The citation of the India Motor Tariff under Section 64V of the Insurance Act further supported the Court's stance. This tariff explicitly includes trailers in the commercial vehicle classifications, reinforcing the categorization of tractor-trailers as "goods vehicles."
Legal Reasoning
The Court's legal reasoning was methodical and anchored in statutory interpretation. It began by dissecting the definitions provided in Section 2 of the Motor Vehicles Act, 1939, establishing that both the tractor and the trailer fall under the definition of "motor vehicle" and collectively constitute a "goods vehicle."
Recognizing the tractor-trailer as a goods vehicle brought Section 146 (mandatory insurance), Section 95(1) and (2) (liability limits and requirements) into applicability. The Court meticulously analyzed the statutory language to conclude that the insurance policy was valid and enforceable for the death or injury of employees traveling in the trailer.
Moreover, the Court interpreted the liability limits, referencing the Workmen's Compensation Act to cap the insurance company's obligations. This interpretation balanced statutory mandates with practical compensation frameworks, ensuring that insurance liabilities were both enforceable and reasonable.
Impact
This judgment has far-reaching implications for the insurance industry and employers using motor vehicles for transporting goods. By affirming that tractor-trailers qualify as goods vehicles and that insurance companies are liable under such classifications, it reinforces the necessity for comprehensive insurance coverage in commercial transport operations.
Future cases involving similar circumstances will likely reference this judgment to determine insurance liabilities. Additionally, employers and vehicle owners are now more cognizant of the statutory requirements for insurance, potentially influencing insurance policies and safety protocols in the transportation sector.
Complex Concepts Simplified
Goods Vehicle
A "goods vehicle" refers to any motor vehicle constructed or adapted primarily for the carriage of goods.

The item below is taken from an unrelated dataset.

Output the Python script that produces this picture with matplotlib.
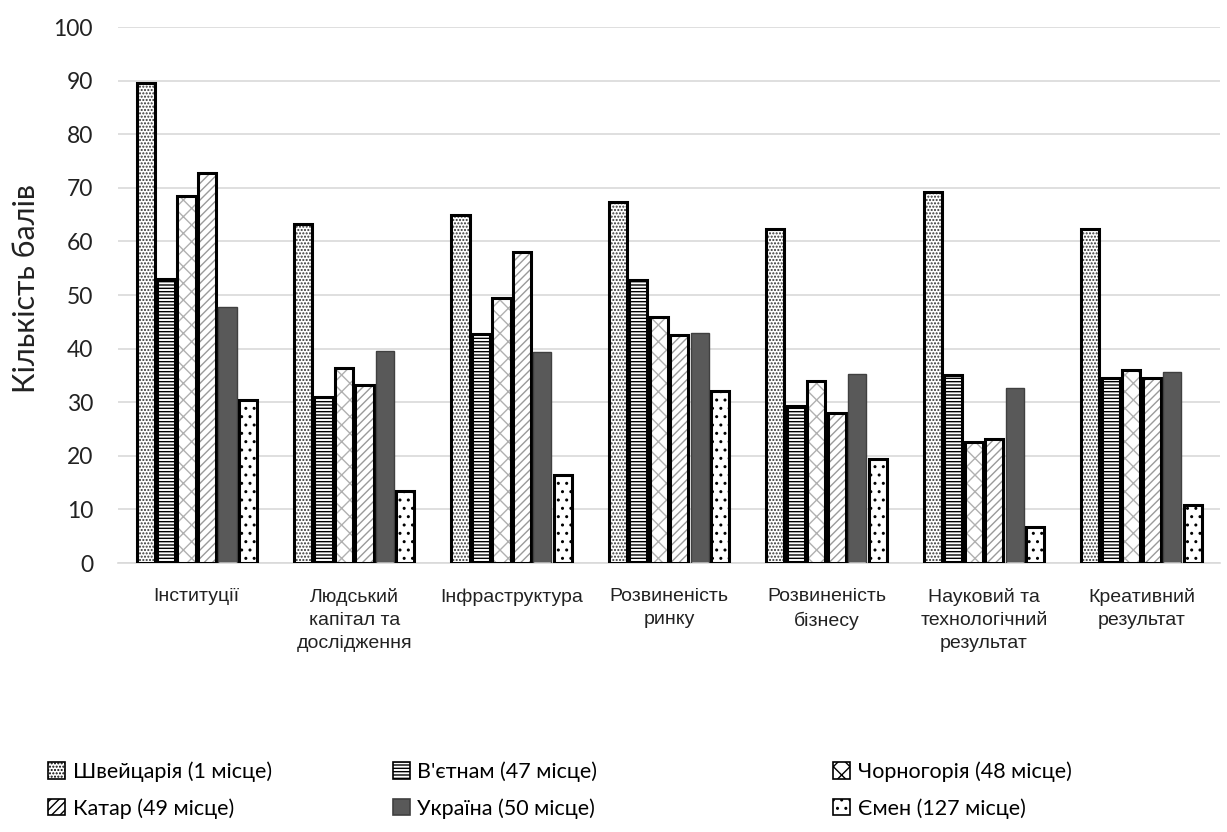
import matplotlib
matplotlib.use("Agg")
import matplotlib.pyplot as plt
from matplotlib.patches import Rectangle
import numpy as np

# pillars of the index and the six countries compared
categories = ["Інституції", "Людський\nкапітал та\nдослідження", "Інфраструктура",
              "Розвиненість\nринку", "Розвиненість\nбізнесу",
              "Науковий та\nтехнологічний\nрезультат", "Креативний\nрезультат"]
countries = ["Швейцарія (1 місце)", "В'єтнам (47 місце)", "Чорногорія (48 місце)",
             "Катар (49 місце)", "Україна (50 місце)", "Ємен (127 місце)"]

switzerland = [89.5, 63.2, 65.0, 67.4, 62.4, 69.2, 62.4]
vietnam = [53.0, 31.0, 42.8, 52.8, 29.3, 35.0, 34.6]
montenegro = [68.5, 36.3, 49.5, 45.9, 34.0, 22.5, 36.0]
qatar = [72.8, 33.2, 58.0, 42.5, 28.0, 23.1, 34.5]
ukraine = [47.8, 39.5, 39.3, 43.0, 35.3, 32.7, 35.6]
yemen = [30.5, 13.5, 16.4, 32.1, 19.4, 6.7, 10.9]

series = [switzerland, vietnam, montenegro, qatar, ukraine, yemen]

# fill, hatch, hatch colour, edge width per series
styles = [
    ("white", ".....", "#333333", 2.2),
    ("white", "-----", "black", 2.2),
    ("white", "xx", "#b0b0b0", 2.2),
    ("white", "////", "#9a9a9a", 2.2),
    ("#595959", "", "#404040", 1.0),
    ("white", "..", "black", 2.2),
]

plt.rcParams["font.family"] = ["Lato", "DejaVu Sans"]

fig = plt.figure(figsize=(12.27, 8.32), dpi=100)
ax = fig.add_axes([0.0962, 0.3233, 0.8983, 0.6442])

x = np.arange(len(categories))
slot = 0.13
width = 0.115
for i, (vals, (fc, hatch, hc, lw)) in enumerate(zip(series, styles)):
    pos = x + (i - 2.5) * slot
    # hatched fill first (hatch takes its colour from the edge), outline on top
    ax.bar(pos, vals, width, color=fc, hatch=hatch, edgecolor=hc, linewidth=0, zorder=2)
    ax.bar(pos, vals, width, color="none", edgecolor="black" if lw > 1 else hc,
           linewidth=lw, zorder=3)

ax.set_xlim(-0.5, len(categories) - 0.5)
ax.set_ylim(0, 100)
ax.set_yticks(np.arange(0, 101, 10))
ax.yaxis.grid(True, color="#d9d9d9", linewidth=1.2, zorder=0)
ax.set_axisbelow(True)
for s in ("top", "right", "left"):
    ax.spines[s].set_visible(False)
ax.spines["bottom"].set_color("#d9d9d9")
ax.spines["bottom"].set_linewidth(1.2)
ax.tick_params(axis="both", length=0)
ax.tick_params(axis="y", labelsize=16.5, colors="#222222", pad=18)
ax.set_xticks(x)
ax.set_xticklabels(categories, fontsize=14, family=["Liberation Sans", "DejaVu Sans"],
                   color="#222222", linespacing=1.45)
ax.tick_params(axis="x", pad=18)
fig.text(0.021, 0.653, "Кількість балів", rotation=90, fontsize=22, color="#222222",
         ha="center", va="center")

# legend: row-major order, one legend per column
col_x = [0.039, 0.320, 0.679]
for c in range(3):
    idx = [c, c + 3]
    handles = []
    for k in idx:
        fc, hatch, hc, lw = styles[k]
        handles.append(Rectangle((0, 0), 1, 1, facecolor=fc, hatch=hatch,
                                 edgecolor="black" if lw > 1 else hc, linewidth=1.2))
    fig.legend(handles, [countries[k] for k in idx], loc="upper left",
               bbox_to_anchor=(col_x[c], 0.085), frameon=False, fontsize=15.5,
               handlelength=0.8, handleheight=0.8, handletextpad=0.35,
               labelspacing=0.75, borderaxespad=0, borderpad=0)

fig.savefig("out.png", dpi=100)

In this case, the tractor-trailer was used to transport manure, categorizing it under this definition. Understanding this classification is crucial as it determines the applicable insurance laws and liabilities.
Act Policy
An 'Act Policy' is an insurance policy that conforms to the specific requirements of Section 95 of the Motor Vehicles Act. It mandates coverage for third parties and persons traveling in the vehicle, ensuring that employees or other individuals are compensated in the event of an accident.
Workmen's Compensation Act
This Act provides for the payment of compensation to employees who suffer injury, disability, or death arising out of and in the course of their employment. In this judgment, it serves as the benchmark for calculating the insurance company's liability.
Conclusion
The Oriental Insurance Co. Ltd. v. Hanumantappa judgment serves as a pivotal reference in delineating the responsibilities of insurance companies concerning goods vehicles. By affirming that tractor-trailers are classified as goods vehicles and elucidating the extent of insurance liabilities, the Court has provided clarity and direction for both insurers and employers. This decision underscores the importance of adhering to statutory insurance requirements and ensures that employees are afforded protection and compensation in the event of transportation-related accidents. As a result, it not only impacts future legal interpretations but also promotes a more secure and accountable commercial transportation environment.